→ To be done: Write the data out again, character for character, with no images.

→ Data section:

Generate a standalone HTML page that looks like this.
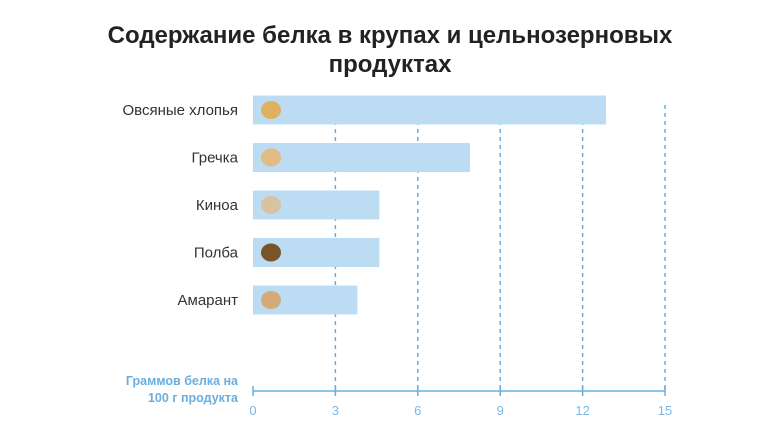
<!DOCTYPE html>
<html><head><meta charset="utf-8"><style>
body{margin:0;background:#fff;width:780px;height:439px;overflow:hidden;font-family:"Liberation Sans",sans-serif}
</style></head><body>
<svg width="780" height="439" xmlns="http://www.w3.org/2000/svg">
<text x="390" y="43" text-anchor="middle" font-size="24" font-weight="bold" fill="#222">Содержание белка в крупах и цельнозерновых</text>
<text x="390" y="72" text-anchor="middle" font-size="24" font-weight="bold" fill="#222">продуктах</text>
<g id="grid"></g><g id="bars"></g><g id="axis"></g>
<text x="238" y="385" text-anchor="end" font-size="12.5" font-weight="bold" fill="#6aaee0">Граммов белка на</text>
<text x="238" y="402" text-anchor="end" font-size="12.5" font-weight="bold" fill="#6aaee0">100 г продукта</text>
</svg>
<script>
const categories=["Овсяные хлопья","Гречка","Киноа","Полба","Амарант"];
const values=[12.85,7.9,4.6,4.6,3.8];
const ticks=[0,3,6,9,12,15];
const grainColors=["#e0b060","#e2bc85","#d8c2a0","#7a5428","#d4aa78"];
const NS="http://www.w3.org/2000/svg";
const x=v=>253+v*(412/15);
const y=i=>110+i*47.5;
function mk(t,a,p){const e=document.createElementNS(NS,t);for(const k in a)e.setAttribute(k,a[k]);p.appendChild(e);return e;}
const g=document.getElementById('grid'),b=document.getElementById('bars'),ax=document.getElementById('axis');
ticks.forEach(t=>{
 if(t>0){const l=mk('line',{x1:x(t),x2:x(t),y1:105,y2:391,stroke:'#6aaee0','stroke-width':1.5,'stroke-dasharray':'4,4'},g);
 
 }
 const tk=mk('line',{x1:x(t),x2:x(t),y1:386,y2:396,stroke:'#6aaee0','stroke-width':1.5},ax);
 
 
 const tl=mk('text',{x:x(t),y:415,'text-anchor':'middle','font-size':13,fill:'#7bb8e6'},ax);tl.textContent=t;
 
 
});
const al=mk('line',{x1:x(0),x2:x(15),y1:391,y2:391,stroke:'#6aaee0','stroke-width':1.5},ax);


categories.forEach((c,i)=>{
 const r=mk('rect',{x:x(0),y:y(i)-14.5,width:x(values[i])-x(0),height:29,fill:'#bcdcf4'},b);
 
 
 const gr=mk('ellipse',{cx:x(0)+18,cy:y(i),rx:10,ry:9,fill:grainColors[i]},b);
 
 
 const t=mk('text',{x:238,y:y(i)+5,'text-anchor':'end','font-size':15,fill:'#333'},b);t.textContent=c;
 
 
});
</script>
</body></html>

→ In response:
Generate a standalone HTML page that looks like this.
<!DOCTYPE html>
<html><head><meta charset="utf-8"><style>
body{margin:0;background:#fff;width:780px;height:439px;overflow:hidden;font-family:"Liberation Sans",sans-serif}
</style></head><body>
<svg width="780" height="439" xmlns="http://www.w3.org/2000/svg">
<text x="390" y="43" text-anchor="middle" font-size="24" font-weight="bold" fill="#222">Содержание белка в крупах и цельнозерновых</text>
<text x="390" y="72" text-anchor="middle" font-size="24" font-weight="bold" fill="#222">продуктах</text>
<g id="grid"></g><g id="bars"></g><g id="axis"></g>
<text x="238" y="385" text-anchor="end" font-size="12.5" font-weight="bold" fill="#6aaee0">Граммов белка на</text>
<text x="238" y="402" text-anchor="end" font-size="12.5" font-weight="bold" fill="#6aaee0">100 г продукта</text>
</svg>
<script>
const categories=["Овсяные хлопья","Гречка","Киноа","Полба","Амарант"];
const values=[12.85,7.9,4.6,4.6,3.8];
const ticks=[0,3,6,9,12,15];
const grainColors=["#e0b060","#e2bc85","#d8c2a0","#7a5428","#d4aa78"];
const NS="http://www.w3.org/2000/svg";
const x=v=>253+v*(412/15);
const y=i=>110+i*47.5;
function mk(t,a,p){const e=document.createElementNS(NS,t);for(const k in a)e.setAttribute(k,a[k]);p.appendChild(e);return e;}
const g=document.getElementById('grid'),b=document.getElementById('bars'),ax=document.getElementById('axis');
ticks.forEach(t=>{
 if(t>0){const l=mk('line',{x1:x(t),x2:x(t),y1:105,y2:391,stroke:'#6aaee0','stroke-width':1.5,'stroke-dasharray':'4,4'},g);
 
 }
 const tk=mk('line',{x1:x(t),x2:x(t),y1:386,y2:396,stroke:'#6aaee0','stroke-width':1.5},ax);
 
 
 const tl=mk('text',{x:x(t),y:415,'text-anchor':'middle','font-size':13,fill:'#7bb8e6'},ax);tl.textContent=t;
 
 
});
const al=mk('line',{x1:x(0),x2:x(15),y1:391,y2:391,stroke:'#6aaee0','stroke-width':1.5},ax);


categories.forEach((c,i)=>{
 const r=mk('rect',{x:x(0),y:y(i)-14.5,width:x(values[i])-x(0),height:29,fill:'#bcdcf4'},b);
 
 
 const gr=mk('ellipse',{cx:x(0)+18,cy:y(i),rx:10,ry:9,fill:grainColors[i]},b);
 
 
 const t=mk('text',{x:238,y:y(i)+5,'text-anchor':'end','font-size':15,fill:'#333'},b);t.textContent=c;
 
 
});
</script>
</body></html>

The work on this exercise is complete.